◆ TASK OBJECTIVE
Reproduce every line of the material below, but drop the pictures.

───── DATA LISTING ─────

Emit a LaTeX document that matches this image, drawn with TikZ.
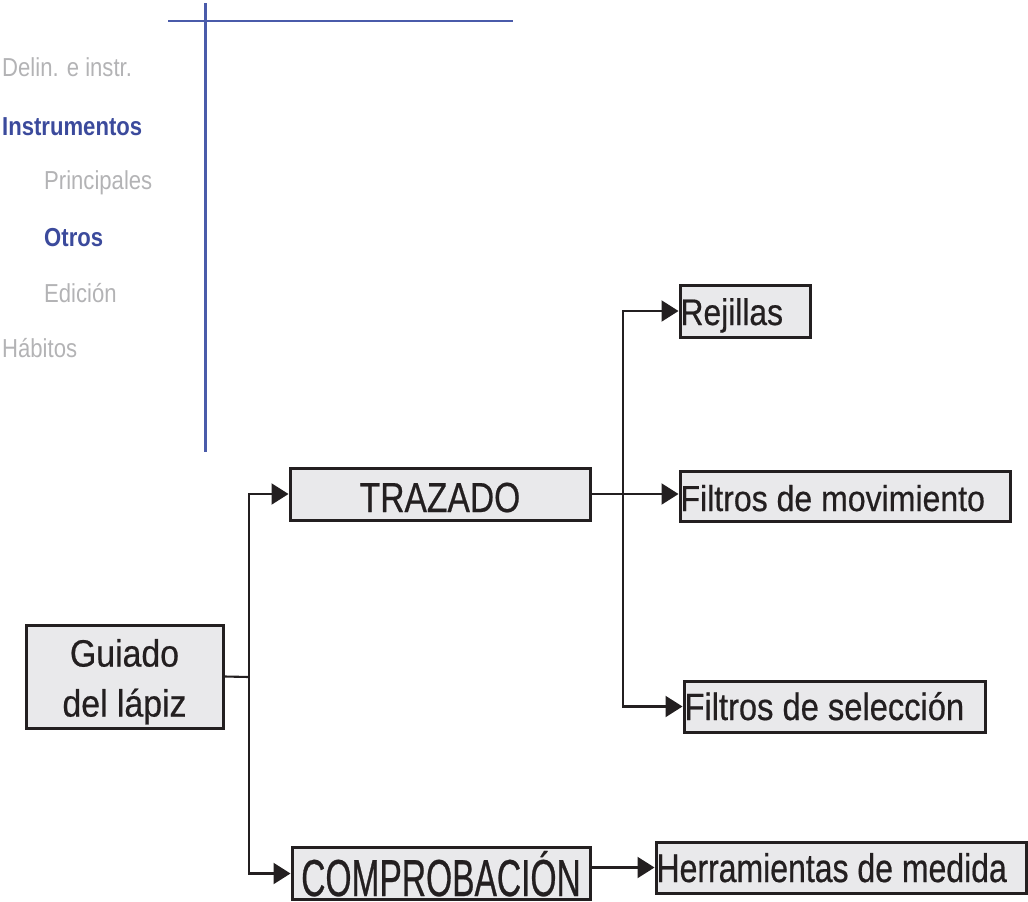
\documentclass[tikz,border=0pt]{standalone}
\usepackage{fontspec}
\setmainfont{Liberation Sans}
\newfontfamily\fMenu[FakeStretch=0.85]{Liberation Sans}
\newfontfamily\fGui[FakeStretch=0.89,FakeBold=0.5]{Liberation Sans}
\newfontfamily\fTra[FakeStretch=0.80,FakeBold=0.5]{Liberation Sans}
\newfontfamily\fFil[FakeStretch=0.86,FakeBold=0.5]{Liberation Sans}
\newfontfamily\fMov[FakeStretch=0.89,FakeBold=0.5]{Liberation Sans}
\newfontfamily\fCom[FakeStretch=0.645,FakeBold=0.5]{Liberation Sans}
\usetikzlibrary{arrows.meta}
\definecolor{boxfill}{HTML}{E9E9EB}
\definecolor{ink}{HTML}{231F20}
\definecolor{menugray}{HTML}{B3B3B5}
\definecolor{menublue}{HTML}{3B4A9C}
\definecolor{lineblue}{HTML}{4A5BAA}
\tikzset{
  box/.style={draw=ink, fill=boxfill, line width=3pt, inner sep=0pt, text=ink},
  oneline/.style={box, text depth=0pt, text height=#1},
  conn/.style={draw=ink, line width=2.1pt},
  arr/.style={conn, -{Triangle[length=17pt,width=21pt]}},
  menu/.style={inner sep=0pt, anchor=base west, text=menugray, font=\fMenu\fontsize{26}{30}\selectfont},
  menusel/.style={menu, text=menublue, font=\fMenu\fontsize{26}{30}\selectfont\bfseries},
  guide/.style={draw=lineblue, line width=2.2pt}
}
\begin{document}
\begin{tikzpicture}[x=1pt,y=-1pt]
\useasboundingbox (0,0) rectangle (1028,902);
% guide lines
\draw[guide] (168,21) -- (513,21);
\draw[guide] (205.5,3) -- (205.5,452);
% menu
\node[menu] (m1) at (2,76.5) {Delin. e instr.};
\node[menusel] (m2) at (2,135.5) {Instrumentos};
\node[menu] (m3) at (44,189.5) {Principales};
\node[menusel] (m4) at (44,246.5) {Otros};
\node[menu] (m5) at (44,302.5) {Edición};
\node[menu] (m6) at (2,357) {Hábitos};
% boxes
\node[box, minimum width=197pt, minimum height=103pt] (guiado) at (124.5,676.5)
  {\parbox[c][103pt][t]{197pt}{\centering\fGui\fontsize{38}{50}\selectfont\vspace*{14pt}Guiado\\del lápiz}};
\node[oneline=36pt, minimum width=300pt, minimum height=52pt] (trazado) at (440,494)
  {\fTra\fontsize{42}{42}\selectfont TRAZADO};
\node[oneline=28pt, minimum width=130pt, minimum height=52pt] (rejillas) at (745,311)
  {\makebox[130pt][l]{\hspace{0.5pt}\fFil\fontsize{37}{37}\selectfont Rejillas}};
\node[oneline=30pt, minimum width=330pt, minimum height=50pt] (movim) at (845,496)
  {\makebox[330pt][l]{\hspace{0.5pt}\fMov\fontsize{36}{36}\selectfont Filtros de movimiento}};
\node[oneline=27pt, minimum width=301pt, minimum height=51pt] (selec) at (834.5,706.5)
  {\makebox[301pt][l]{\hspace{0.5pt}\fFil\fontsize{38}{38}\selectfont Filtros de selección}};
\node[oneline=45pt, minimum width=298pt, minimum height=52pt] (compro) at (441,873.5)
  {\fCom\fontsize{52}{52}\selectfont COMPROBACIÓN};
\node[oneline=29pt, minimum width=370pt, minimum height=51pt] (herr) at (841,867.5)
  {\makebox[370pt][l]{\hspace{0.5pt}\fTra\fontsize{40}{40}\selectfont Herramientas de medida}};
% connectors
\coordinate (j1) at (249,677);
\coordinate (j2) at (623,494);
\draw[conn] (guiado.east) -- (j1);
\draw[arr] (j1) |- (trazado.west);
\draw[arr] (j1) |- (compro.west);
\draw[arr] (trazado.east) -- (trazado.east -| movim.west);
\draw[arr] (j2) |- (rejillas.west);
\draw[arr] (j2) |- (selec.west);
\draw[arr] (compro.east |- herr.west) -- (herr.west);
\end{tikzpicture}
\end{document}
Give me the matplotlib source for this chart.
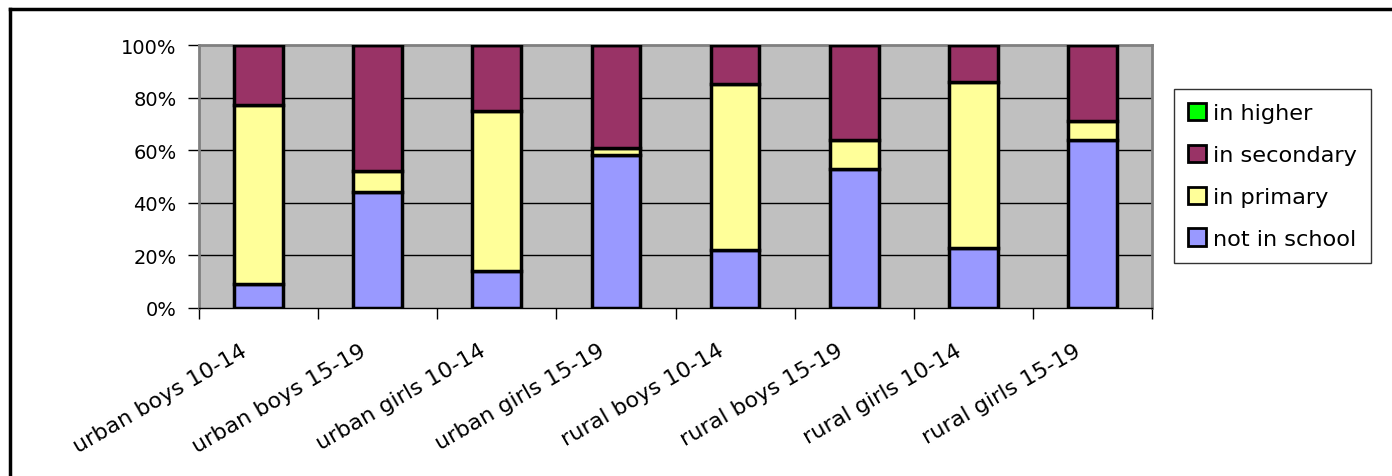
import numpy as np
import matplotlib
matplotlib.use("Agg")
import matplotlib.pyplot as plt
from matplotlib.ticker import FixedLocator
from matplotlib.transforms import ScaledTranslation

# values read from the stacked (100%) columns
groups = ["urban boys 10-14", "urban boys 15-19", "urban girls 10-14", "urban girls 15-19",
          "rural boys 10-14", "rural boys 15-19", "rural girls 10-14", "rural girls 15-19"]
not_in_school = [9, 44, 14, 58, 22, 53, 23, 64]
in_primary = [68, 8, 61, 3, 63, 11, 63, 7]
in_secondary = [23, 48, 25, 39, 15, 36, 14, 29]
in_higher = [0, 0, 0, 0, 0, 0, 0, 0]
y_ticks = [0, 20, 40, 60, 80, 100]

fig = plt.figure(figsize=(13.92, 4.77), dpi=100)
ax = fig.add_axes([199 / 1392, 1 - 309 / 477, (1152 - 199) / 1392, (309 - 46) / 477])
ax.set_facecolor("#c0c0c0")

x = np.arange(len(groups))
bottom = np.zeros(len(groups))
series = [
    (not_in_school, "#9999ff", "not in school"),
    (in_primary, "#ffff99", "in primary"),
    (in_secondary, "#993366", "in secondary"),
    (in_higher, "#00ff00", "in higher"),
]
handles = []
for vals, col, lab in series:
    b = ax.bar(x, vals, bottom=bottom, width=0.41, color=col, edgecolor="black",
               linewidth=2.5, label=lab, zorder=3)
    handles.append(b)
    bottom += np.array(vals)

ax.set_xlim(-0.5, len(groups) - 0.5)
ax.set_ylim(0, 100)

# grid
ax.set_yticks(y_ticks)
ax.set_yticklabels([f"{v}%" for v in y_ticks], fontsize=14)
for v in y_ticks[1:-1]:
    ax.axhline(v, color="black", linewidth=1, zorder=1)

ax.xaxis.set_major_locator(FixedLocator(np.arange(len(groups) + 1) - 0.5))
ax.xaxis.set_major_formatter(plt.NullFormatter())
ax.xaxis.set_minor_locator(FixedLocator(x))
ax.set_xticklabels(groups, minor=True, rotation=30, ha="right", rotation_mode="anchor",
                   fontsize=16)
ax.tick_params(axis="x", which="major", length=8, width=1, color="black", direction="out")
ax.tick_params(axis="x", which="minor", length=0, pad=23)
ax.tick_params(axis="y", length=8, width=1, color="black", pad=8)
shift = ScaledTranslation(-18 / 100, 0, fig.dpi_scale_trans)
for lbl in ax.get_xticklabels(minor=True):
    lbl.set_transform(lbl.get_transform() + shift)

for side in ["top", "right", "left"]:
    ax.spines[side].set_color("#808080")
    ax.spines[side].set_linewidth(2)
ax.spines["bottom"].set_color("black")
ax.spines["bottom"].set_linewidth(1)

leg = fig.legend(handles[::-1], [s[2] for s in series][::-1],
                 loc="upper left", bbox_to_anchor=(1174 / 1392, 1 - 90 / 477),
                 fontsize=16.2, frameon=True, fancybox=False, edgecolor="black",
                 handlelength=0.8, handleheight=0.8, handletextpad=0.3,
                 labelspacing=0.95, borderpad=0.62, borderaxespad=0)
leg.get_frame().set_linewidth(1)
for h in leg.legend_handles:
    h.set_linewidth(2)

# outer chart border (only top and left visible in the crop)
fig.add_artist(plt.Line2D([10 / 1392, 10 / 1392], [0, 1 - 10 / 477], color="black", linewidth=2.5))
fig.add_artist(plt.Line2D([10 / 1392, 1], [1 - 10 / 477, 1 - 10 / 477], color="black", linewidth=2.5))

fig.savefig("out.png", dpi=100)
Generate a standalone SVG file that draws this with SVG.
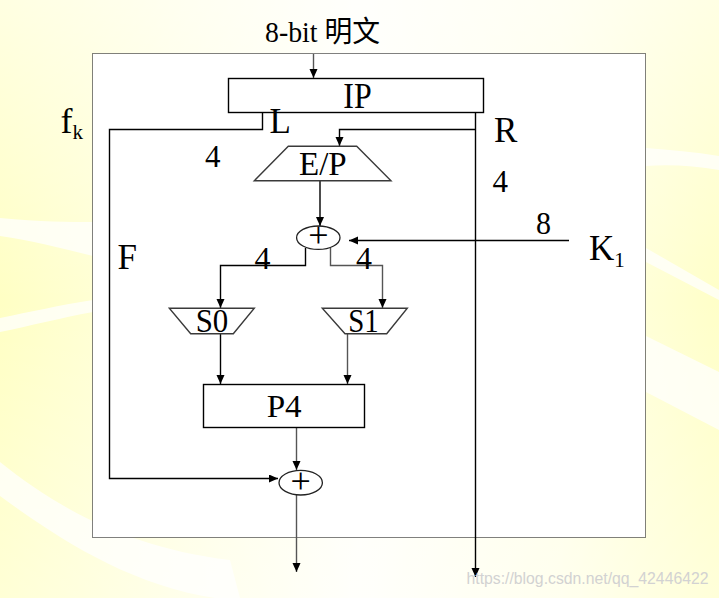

─────

◆ RESULT OF THIS EXERCISE
Emit a LaTeX document that matches this image, drawn with TikZ.
\documentclass[tikz,border=0pt]{standalone}
\usepackage{fontspec}
\setmainfont{Liberation Sans}
\newfontfamily\fMenu[FakeStretch=0.85]{Liberation Sans}
\newfontfamily\fGui[FakeStretch=0.89,FakeBold=0.5]{Liberation Sans}
\newfontfamily\fTra[FakeStretch=0.80,FakeBold=0.5]{Liberation Sans}
\newfontfamily\fFil[FakeStretch=0.86,FakeBold=0.5]{Liberation Sans}
\newfontfamily\fMov[FakeStretch=0.89,FakeBold=0.5]{Liberation Sans}
\newfontfamily\fCom[FakeStretch=0.645,FakeBold=0.5]{Liberation Sans}
\usetikzlibrary{arrows.meta}
\definecolor{boxfill}{HTML}{E9E9EB}
\definecolor{ink}{HTML}{231F20}
\definecolor{menugray}{HTML}{B3B3B5}
\definecolor{menublue}{HTML}{3B4A9C}
\definecolor{lineblue}{HTML}{4A5BAA}
\tikzset{
  box/.style={draw=ink, fill=boxfill, line width=3pt, inner sep=0pt, text=ink},
  oneline/.style={box, text depth=0pt, text height=#1},
  conn/.style={draw=ink, line width=2.1pt},
  arr/.style={conn, -{Triangle[length=17pt,width=21pt]}},
  menu/.style={inner sep=0pt, anchor=base west, text=menugray, font=\fMenu\fontsize{26}{30}\selectfont},
  menusel/.style={menu, text=menublue, font=\fMenu\fontsize{26}{30}\selectfont\bfseries},
  guide/.style={draw=lineblue, line width=2.2pt}
}
\begin{document}
\begin{tikzpicture}[x=1pt,y=-1pt]
\useasboundingbox (0,0) rectangle (1028,902);
% guide lines
\draw[guide] (168,21) -- (513,21);
\draw[guide] (205.5,3) -- (205.5,452);
% menu
\node[menu] (m1) at (2,76.5) {Delin. e instr.};
\node[menusel] (m2) at (2,135.5) {Instrumentos};
\node[menu] (m3) at (44,189.5) {Principales};
\node[menusel] (m4) at (44,246.5) {Otros};
\node[menu] (m5) at (44,302.5) {Edición};
\node[menu] (m6) at (2,357) {Hábitos};
% boxes
\node[box, minimum width=197pt, minimum height=103pt] (guiado) at (124.5,676.5)
  {\parbox[c][103pt][t]{197pt}{\centering\fGui\fontsize{38}{50}\selectfont\vspace*{14pt}Guiado\\del lápiz}};
\node[oneline=36pt, minimum width=300pt, minimum height=52pt] (trazado) at (440,494)
  {\fTra\fontsize{42}{42}\selectfont TRAZADO};
\node[oneline=28pt, minimum width=130pt, minimum height=52pt] (rejillas) at (745,311)
  {\makebox[130pt][l]{\hspace{0.5pt}\fFil\fontsize{37}{37}\selectfont Rejillas}};
\node[oneline=30pt, minimum width=330pt, minimum height=50pt] (movim) at (845,496)
  {\makebox[330pt][l]{\hspace{0.5pt}\fMov\fontsize{36}{36}\selectfont Filtros de movimiento}};
\node[oneline=27pt, minimum width=301pt, minimum height=51pt] (selec) at (834.5,706.5)
  {\makebox[301pt][l]{\hspace{0.5pt}\fFil\fontsize{38}{38}\selectfont Filtros de selección}};
\node[oneline=45pt, minimum width=298pt, minimum height=52pt] (compro) at (441,873.5)
  {\fCom\fontsize{52}{52}\selectfont COMPROBACIÓN};
\node[oneline=29pt, minimum width=370pt, minimum height=51pt] (herr) at (841,867.5)
  {\makebox[370pt][l]{\hspace{0.5pt}\fTra\fontsize{40}{40}\selectfont Herramientas de medida}};
% connectors
\coordinate (j1) at (249,677);
\coordinate (j2) at (623,494);
\draw[conn] (guiado.east) -- (j1);
\draw[arr] (j1) |- (trazado.west);
\draw[arr] (j1) |- (compro.west);
\draw[arr] (trazado.east) -- (trazado.east -| movim.west);
\draw[arr] (j2) |- (rejillas.west);
\draw[arr] (j2) |- (selec.west);
\draw[arr] (compro.east |- herr.west) -- (herr.west);
\end{tikzpicture}
\end{document}
Give me the matplotlib source for this chart.
import numpy as np
import matplotlib
matplotlib.use("Agg")
import matplotlib.pyplot as plt
from matplotlib.ticker import FixedLocator
from matplotlib.transforms import ScaledTranslation

# values read from the stacked (100%) columns
groups = ["urban boys 10-14", "urban boys 15-19", "urban girls 10-14", "urban girls 15-19",
          "rural boys 10-14", "rural boys 15-19", "rural girls 10-14", "rural girls 15-19"]
not_in_school = [9, 44, 14, 58, 22, 53, 23, 64]
in_primary = [68, 8, 61, 3, 63, 11, 63, 7]
in_secondary = [23, 48, 25, 39, 15, 36, 14, 29]
in_higher = [0, 0, 0, 0, 0, 0, 0, 0]
y_ticks = [0, 20, 40, 60, 80, 100]

fig = plt.figure(figsize=(13.92, 4.77), dpi=100)
ax = fig.add_axes([199 / 1392, 1 - 309 / 477, (1152 - 199) / 1392, (309 - 46) / 477])
ax.set_facecolor("#c0c0c0")

x = np.arange(len(groups))
bottom = np.zeros(len(groups))
series = [
    (not_in_school, "#9999ff", "not in school"),
    (in_primary, "#ffff99", "in primary"),
    (in_secondary, "#993366", "in secondary"),
    (in_higher, "#00ff00", "in higher"),
]
handles = []
for vals, col, lab in series:
    b = ax.bar(x, vals, bottom=bottom, width=0.41, color=col, edgecolor="black",
               linewidth=2.5, label=lab, zorder=3)
    handles.append(b)
    bottom += np.array(vals)

ax.set_xlim(-0.5, len(groups) - 0.5)
ax.set_ylim(0, 100)

# grid
ax.set_yticks(y_ticks)
ax.set_yticklabels([f"{v}%" for v in y_ticks], fontsize=14)
for v in y_ticks[1:-1]:
    ax.axhline(v, color="black", linewidth=1, zorder=1)

ax.xaxis.set_major_locator(FixedLocator(np.arange(len(groups) + 1) - 0.5))
ax.xaxis.set_major_formatter(plt.NullFormatter())
ax.xaxis.set_minor_locator(FixedLocator(x))
ax.set_xticklabels(groups, minor=True, rotation=30, ha="right", rotation_mode="anchor",
                   fontsize=16)
ax.tick_params(axis="x", which="major", length=8, width=1, color="black", direction="out")
ax.tick_params(axis="x", which="minor", length=0, pad=23)
ax.tick_params(axis="y", length=8, width=1, color="black", pad=8)
shift = ScaledTranslation(-18 / 100, 0, fig.dpi_scale_trans)
for lbl in ax.get_xticklabels(minor=True):
    lbl.set_transform(lbl.get_transform() + shift)

for side in ["top", "right", "left"]:
    ax.spines[side].set_color("#808080")
    ax.spines[side].set_linewidth(2)
ax.spines["bottom"].set_color("black")
ax.spines["bottom"].set_linewidth(1)

leg = fig.legend(handles[::-1], [s[2] for s in series][::-1],
                 loc="upper left", bbox_to_anchor=(1174 / 1392, 1 - 90 / 477),
                 fontsize=16.2, frameon=True, fancybox=False, edgecolor="black",
                 handlelength=0.8, handleheight=0.8, handletextpad=0.3,
                 labelspacing=0.95, borderpad=0.62, borderaxespad=0)
leg.get_frame().set_linewidth(1)
for h in leg.legend_handles:
    h.set_linewidth(2)

# outer chart border (only top and left visible in the crop)
fig.add_artist(plt.Line2D([10 / 1392, 10 / 1392], [0, 1 - 10 / 477], color="black", linewidth=2.5))
fig.add_artist(plt.Line2D([10 / 1392, 1], [1 - 10 / 477, 1 - 10 / 477], color="black", linewidth=2.5))

fig.savefig("out.png", dpi=100)
Generate a standalone SVG file that draws this with SVG.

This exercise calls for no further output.